(Work to do)
Where a line contains the string "this", copy that line.

┄┄┄┄┄┄┄┄┄┄┄┄┄┄┄┄┄┄┄┄

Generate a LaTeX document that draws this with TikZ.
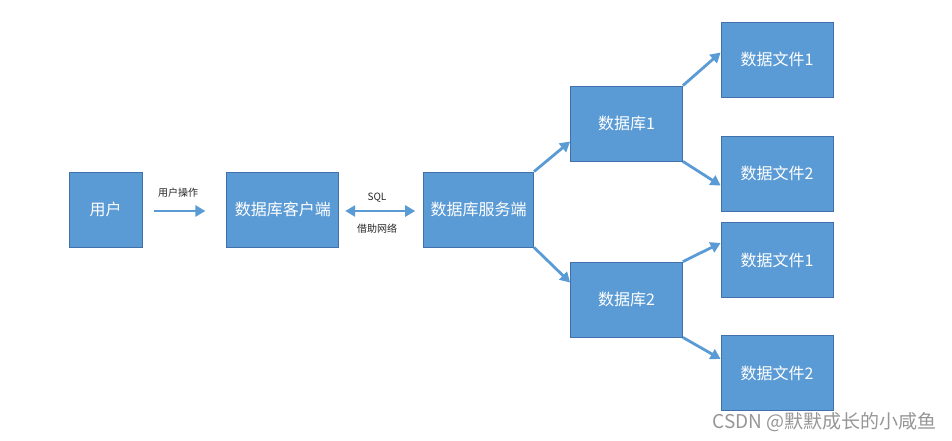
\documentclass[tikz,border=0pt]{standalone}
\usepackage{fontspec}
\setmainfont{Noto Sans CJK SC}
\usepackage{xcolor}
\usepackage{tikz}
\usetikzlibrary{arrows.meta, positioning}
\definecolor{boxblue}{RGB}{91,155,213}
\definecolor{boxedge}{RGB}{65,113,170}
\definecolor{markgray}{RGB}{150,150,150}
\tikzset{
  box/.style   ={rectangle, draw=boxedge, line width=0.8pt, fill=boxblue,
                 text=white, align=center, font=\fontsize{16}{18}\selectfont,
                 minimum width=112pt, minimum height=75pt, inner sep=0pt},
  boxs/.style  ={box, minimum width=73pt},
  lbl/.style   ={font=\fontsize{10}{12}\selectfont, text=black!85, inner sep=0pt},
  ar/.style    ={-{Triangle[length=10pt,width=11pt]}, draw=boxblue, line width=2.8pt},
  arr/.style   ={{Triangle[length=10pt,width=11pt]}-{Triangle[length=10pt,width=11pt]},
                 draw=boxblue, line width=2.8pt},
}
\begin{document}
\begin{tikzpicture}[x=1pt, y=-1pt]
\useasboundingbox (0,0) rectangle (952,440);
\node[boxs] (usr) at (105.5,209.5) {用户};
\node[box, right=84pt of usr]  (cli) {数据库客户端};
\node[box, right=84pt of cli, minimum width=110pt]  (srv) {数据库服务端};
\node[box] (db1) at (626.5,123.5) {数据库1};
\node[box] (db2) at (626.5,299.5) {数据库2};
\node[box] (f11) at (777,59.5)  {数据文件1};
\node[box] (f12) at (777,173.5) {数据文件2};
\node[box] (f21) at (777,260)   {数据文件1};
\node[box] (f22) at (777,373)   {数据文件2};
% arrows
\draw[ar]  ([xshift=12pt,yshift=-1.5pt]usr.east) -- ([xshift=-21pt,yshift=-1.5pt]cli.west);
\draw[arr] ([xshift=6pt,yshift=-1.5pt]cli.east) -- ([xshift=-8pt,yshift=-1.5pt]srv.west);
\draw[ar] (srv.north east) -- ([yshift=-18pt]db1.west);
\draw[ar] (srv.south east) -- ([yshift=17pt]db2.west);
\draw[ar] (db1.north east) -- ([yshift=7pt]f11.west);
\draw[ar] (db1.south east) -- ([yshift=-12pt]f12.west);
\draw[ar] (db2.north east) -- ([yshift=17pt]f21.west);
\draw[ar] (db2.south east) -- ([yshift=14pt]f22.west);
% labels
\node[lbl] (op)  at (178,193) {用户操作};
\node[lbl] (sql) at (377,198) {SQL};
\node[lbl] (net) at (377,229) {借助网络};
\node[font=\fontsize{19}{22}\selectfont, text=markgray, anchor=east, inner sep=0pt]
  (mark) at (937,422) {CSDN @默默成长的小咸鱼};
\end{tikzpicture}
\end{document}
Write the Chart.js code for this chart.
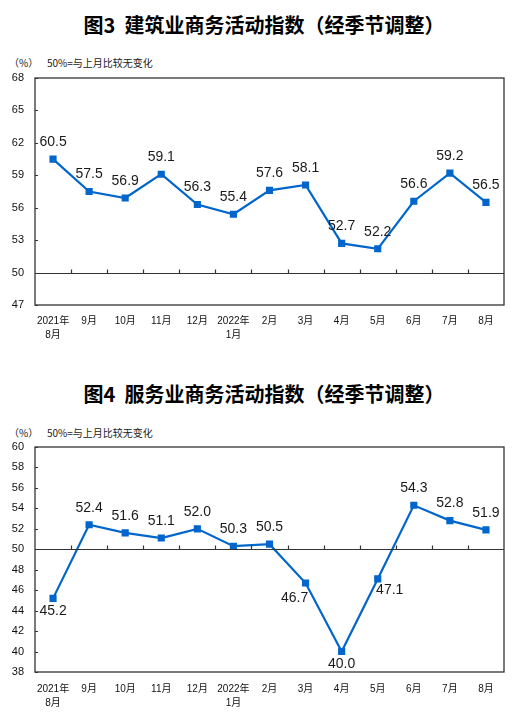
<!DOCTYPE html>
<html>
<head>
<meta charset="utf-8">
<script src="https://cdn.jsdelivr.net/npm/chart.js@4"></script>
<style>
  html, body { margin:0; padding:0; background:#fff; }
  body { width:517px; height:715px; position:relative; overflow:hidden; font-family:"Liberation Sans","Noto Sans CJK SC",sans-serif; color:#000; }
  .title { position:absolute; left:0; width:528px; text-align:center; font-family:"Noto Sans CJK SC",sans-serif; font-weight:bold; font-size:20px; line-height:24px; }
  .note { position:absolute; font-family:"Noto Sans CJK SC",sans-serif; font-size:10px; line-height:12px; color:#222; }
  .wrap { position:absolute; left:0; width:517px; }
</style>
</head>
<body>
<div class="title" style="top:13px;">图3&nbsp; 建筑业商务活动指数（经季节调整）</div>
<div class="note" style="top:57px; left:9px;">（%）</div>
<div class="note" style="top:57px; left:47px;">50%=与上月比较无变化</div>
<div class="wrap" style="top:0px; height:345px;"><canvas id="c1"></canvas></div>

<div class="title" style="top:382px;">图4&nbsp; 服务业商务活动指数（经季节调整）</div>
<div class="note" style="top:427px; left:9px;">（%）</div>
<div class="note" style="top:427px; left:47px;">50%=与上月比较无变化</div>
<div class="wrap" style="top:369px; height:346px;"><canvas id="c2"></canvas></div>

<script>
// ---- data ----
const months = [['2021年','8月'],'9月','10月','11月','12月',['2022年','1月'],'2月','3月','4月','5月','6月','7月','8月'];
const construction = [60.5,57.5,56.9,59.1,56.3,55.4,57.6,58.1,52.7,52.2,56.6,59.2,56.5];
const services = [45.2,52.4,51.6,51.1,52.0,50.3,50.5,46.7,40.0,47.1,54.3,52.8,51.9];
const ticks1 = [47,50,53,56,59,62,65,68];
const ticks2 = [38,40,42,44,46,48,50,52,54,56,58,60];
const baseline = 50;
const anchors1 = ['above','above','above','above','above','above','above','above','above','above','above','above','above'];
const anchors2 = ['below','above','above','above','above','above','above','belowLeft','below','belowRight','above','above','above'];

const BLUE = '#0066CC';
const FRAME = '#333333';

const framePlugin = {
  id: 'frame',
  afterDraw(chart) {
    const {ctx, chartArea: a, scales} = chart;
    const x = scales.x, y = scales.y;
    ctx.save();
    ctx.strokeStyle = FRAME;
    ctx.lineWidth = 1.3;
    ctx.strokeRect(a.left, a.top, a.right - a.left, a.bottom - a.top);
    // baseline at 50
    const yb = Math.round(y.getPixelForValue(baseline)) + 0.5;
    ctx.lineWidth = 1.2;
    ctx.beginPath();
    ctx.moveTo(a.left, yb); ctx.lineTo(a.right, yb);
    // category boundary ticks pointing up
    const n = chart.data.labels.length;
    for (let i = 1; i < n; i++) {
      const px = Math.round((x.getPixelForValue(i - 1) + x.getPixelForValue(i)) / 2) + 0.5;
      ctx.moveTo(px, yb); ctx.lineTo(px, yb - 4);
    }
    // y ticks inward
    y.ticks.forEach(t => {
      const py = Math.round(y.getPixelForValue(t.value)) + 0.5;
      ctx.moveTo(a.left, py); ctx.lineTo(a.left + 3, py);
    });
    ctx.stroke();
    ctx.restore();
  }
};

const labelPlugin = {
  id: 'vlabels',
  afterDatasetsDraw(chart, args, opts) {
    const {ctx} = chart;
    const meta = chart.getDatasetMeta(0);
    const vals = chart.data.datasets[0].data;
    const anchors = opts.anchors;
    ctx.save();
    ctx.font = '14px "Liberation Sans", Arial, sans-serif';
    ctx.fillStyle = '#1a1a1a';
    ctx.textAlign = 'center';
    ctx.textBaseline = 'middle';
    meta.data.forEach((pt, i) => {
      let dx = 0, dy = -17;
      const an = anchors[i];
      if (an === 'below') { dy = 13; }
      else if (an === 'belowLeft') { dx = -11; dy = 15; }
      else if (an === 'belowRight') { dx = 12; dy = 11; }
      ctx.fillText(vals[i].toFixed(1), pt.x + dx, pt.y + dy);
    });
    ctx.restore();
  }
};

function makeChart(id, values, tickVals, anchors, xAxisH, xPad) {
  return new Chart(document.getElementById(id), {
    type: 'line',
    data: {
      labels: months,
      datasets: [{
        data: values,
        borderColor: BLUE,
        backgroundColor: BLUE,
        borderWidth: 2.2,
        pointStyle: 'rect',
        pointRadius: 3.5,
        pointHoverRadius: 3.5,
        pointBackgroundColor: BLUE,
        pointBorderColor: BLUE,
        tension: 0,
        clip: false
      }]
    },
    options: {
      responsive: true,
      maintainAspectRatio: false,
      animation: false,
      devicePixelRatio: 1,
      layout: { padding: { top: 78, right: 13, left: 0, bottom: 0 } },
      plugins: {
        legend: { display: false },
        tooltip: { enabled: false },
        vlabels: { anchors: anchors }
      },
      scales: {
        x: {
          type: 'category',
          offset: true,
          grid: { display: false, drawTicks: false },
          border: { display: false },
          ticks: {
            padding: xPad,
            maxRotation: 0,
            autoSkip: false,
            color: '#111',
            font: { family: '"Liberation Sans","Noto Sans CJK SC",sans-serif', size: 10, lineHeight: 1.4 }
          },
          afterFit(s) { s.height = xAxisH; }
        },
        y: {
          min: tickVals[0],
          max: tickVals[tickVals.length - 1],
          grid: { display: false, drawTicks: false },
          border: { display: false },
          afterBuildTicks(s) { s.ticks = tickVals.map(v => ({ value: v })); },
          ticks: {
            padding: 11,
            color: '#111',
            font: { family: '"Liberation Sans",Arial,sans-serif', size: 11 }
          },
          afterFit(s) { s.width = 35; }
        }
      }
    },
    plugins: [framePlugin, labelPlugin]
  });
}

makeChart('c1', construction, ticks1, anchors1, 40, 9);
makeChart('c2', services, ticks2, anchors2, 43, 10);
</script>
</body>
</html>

┄┄┄┄┄┄┄┄┄┄┄┄┄┄┄┄┄┄┄┄

(Exercise output)
Generate a LaTeX document that draws this with TikZ.
Write the Chart.js code for this chart.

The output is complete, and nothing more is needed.